# [DIRECTIONS]
Skip every picture and transcribe the remaining material exactly.

--- begin ---

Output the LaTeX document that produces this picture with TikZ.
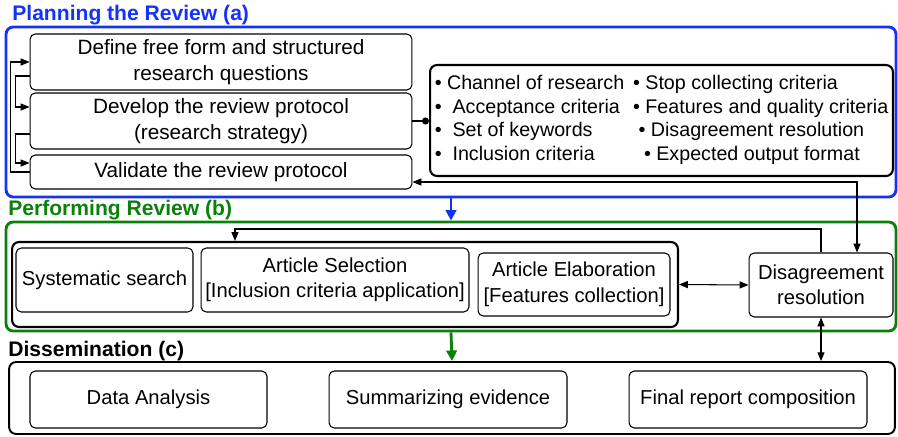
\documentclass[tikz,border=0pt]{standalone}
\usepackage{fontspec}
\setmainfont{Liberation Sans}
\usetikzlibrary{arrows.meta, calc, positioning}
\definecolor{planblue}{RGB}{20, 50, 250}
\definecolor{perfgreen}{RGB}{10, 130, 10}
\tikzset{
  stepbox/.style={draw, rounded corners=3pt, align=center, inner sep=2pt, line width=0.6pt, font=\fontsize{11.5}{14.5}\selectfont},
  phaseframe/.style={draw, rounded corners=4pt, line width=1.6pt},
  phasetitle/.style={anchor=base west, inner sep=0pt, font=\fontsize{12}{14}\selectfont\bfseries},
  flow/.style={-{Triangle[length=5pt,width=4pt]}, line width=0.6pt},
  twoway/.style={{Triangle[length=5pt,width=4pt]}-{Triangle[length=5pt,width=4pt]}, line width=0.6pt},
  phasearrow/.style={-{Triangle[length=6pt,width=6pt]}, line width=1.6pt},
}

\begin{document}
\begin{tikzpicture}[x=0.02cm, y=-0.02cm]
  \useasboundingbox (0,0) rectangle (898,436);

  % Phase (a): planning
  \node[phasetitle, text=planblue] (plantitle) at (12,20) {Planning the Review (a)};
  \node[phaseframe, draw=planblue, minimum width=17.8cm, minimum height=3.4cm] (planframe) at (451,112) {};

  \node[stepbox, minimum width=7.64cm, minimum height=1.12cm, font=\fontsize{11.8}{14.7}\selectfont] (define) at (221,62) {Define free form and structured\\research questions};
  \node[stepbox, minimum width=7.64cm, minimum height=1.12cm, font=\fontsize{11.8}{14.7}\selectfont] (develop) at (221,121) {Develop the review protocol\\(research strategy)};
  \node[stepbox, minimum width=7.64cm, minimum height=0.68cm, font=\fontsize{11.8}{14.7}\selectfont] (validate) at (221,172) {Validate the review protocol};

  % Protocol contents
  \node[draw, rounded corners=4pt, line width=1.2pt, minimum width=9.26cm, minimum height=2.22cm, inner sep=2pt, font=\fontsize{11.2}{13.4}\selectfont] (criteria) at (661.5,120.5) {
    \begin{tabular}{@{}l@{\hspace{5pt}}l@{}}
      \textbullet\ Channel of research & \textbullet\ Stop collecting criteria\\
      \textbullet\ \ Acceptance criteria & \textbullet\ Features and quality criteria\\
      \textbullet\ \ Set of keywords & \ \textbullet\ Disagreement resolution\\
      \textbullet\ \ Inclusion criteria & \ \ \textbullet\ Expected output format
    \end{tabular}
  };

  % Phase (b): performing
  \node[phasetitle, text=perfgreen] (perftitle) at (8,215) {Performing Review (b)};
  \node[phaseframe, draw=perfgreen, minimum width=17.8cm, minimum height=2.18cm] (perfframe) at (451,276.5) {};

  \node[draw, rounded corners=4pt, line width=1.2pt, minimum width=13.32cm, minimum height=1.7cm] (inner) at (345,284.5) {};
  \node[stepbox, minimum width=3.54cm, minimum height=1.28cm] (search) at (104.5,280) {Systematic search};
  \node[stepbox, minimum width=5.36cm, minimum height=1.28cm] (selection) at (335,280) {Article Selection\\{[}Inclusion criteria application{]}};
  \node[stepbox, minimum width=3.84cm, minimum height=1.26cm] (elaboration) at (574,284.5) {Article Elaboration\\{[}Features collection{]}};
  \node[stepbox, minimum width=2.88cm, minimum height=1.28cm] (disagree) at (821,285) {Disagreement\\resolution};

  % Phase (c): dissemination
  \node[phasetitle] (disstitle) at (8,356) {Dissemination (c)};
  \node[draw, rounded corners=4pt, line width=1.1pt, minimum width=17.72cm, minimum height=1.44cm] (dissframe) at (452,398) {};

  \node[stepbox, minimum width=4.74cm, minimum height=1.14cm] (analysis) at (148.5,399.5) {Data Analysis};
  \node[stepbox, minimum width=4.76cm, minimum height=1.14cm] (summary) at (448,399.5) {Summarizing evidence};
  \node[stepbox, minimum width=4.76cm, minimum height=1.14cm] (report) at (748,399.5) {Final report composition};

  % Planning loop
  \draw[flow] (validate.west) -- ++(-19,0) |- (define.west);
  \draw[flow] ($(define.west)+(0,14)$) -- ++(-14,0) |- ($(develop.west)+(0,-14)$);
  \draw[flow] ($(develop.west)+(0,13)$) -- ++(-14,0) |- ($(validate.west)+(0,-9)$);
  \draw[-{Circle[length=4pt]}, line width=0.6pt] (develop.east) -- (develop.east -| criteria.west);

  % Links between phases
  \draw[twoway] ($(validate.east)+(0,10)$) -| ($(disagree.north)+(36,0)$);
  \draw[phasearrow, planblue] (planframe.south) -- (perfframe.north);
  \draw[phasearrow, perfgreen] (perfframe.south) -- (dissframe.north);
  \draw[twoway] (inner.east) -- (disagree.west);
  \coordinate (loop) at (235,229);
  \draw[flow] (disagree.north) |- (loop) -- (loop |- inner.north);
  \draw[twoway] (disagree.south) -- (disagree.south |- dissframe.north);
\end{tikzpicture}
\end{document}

--- end ---

# [CORRECT OUTPUT]
Output the LaTeX document that produces this picture with TikZ.
\documentclass[tikz,border=0pt]{standalone}
\usepackage{fontspec}
\setmainfont{Liberation Sans}
\usetikzlibrary{arrows.meta, calc, positioning}
\definecolor{planblue}{RGB}{20, 50, 250}
\definecolor{perfgreen}{RGB}{10, 130, 10}
\tikzset{
  stepbox/.style={draw, rounded corners=3pt, align=center, inner sep=2pt, line width=0.6pt, font=\fontsize{11.5}{14.5}\selectfont},
  phaseframe/.style={draw, rounded corners=4pt, line width=1.6pt},
  phasetitle/.style={anchor=base west, inner sep=0pt, font=\fontsize{12}{14}\selectfont\bfseries},
  flow/.style={-{Triangle[length=5pt,width=4pt]}, line width=0.6pt},
  twoway/.style={{Triangle[length=5pt,width=4pt]}-{Triangle[length=5pt,width=4pt]}, line width=0.6pt},
  phasearrow/.style={-{Triangle[length=6pt,width=6pt]}, line width=1.6pt},
}

\begin{document}
\begin{tikzpicture}[x=0.02cm, y=-0.02cm]
  \useasboundingbox (0,0) rectangle (898,436);

  % Phase (a): planning
  \node[phasetitle, text=planblue] (plantitle) at (12,20) {Planning the Review (a)};
  \node[phaseframe, draw=planblue, minimum width=17.8cm, minimum height=3.4cm] (planframe) at (451,112) {};

  \node[stepbox, minimum width=7.64cm, minimum height=1.12cm, font=\fontsize{11.8}{14.7}\selectfont] (define) at (221,62) {Define free form and structured\\research questions};
  \node[stepbox, minimum width=7.64cm, minimum height=1.12cm, font=\fontsize{11.8}{14.7}\selectfont] (develop) at (221,121) {Develop the review protocol\\(research strategy)};
  \node[stepbox, minimum width=7.64cm, minimum height=0.68cm, font=\fontsize{11.8}{14.7}\selectfont] (validate) at (221,172) {Validate the review protocol};

  % Protocol contents
  \node[draw, rounded corners=4pt, line width=1.2pt, minimum width=9.26cm, minimum height=2.22cm, inner sep=2pt, font=\fontsize{11.2}{13.4}\selectfont] (criteria) at (661.5,120.5) {
    \begin{tabular}{@{}l@{\hspace{5pt}}l@{}}
      \textbullet\ Channel of research & \textbullet\ Stop collecting criteria\\
      \textbullet\ \ Acceptance criteria & \textbullet\ Features and quality criteria\\
      \textbullet\ \ Set of keywords & \ \textbullet\ Disagreement resolution\\
      \textbullet\ \ Inclusion criteria & \ \ \textbullet\ Expected output format
    \end{tabular}
  };

  % Phase (b): performing
  \node[phasetitle, text=perfgreen] (perftitle) at (8,215) {Performing Review (b)};
  \node[phaseframe, draw=perfgreen, minimum width=17.8cm, minimum height=2.18cm] (perfframe) at (451,276.5) {};

  \node[draw, rounded corners=4pt, line width=1.2pt, minimum width=13.32cm, minimum height=1.7cm] (inner) at (345,284.5) {};
  \node[stepbox, minimum width=3.54cm, minimum height=1.28cm] (search) at (104.5,280) {Systematic search};
  \node[stepbox, minimum width=5.36cm, minimum height=1.28cm] (selection) at (335,280) {Article Selection\\{[}Inclusion criteria application{]}};
  \node[stepbox, minimum width=3.84cm, minimum height=1.26cm] (elaboration) at (574,284.5) {Article Elaboration\\{[}Features collection{]}};
  \node[stepbox, minimum width=2.88cm, minimum height=1.28cm] (disagree) at (821,285) {Disagreement\\resolution};

  % Phase (c): dissemination
  \node[phasetitle] (disstitle) at (8,356) {Dissemination (c)};
  \node[draw, rounded corners=4pt, line width=1.1pt, minimum width=17.72cm, minimum height=1.44cm] (dissframe) at (452,398) {};

  \node[stepbox, minimum width=4.74cm, minimum height=1.14cm] (analysis) at (148.5,399.5) {Data Analysis};
  \node[stepbox, minimum width=4.76cm, minimum height=1.14cm] (summary) at (448,399.5) {Summarizing evidence};
  \node[stepbox, minimum width=4.76cm, minimum height=1.14cm] (report) at (748,399.5) {Final report composition};

  % Planning loop
  \draw[flow] (validate.west) -- ++(-19,0) |- (define.west);
  \draw[flow] ($(define.west)+(0,14)$) -- ++(-14,0) |- ($(develop.west)+(0,-14)$);
  \draw[flow] ($(develop.west)+(0,13)$) -- ++(-14,0) |- ($(validate.west)+(0,-9)$);
  \draw[-{Circle[length=4pt]}, line width=0.6pt] (develop.east) -- (develop.east -| criteria.west);

  % Links between phases
  \draw[twoway] ($(validate.east)+(0,10)$) -| ($(disagree.north)+(36,0)$);
  \draw[phasearrow, planblue] (planframe.south) -- (perfframe.north);
  \draw[phasearrow, perfgreen] (perfframe.south) -- (dissframe.north);
  \draw[twoway] (inner.east) -- (disagree.west);
  \coordinate (loop) at (235,229);
  \draw[flow] (disagree.north) |- (loop) -- (loop |- inner.north);
  \draw[twoway] (disagree.south) -- (disagree.south |- dissframe.north);
\end{tikzpicture}
\end{document}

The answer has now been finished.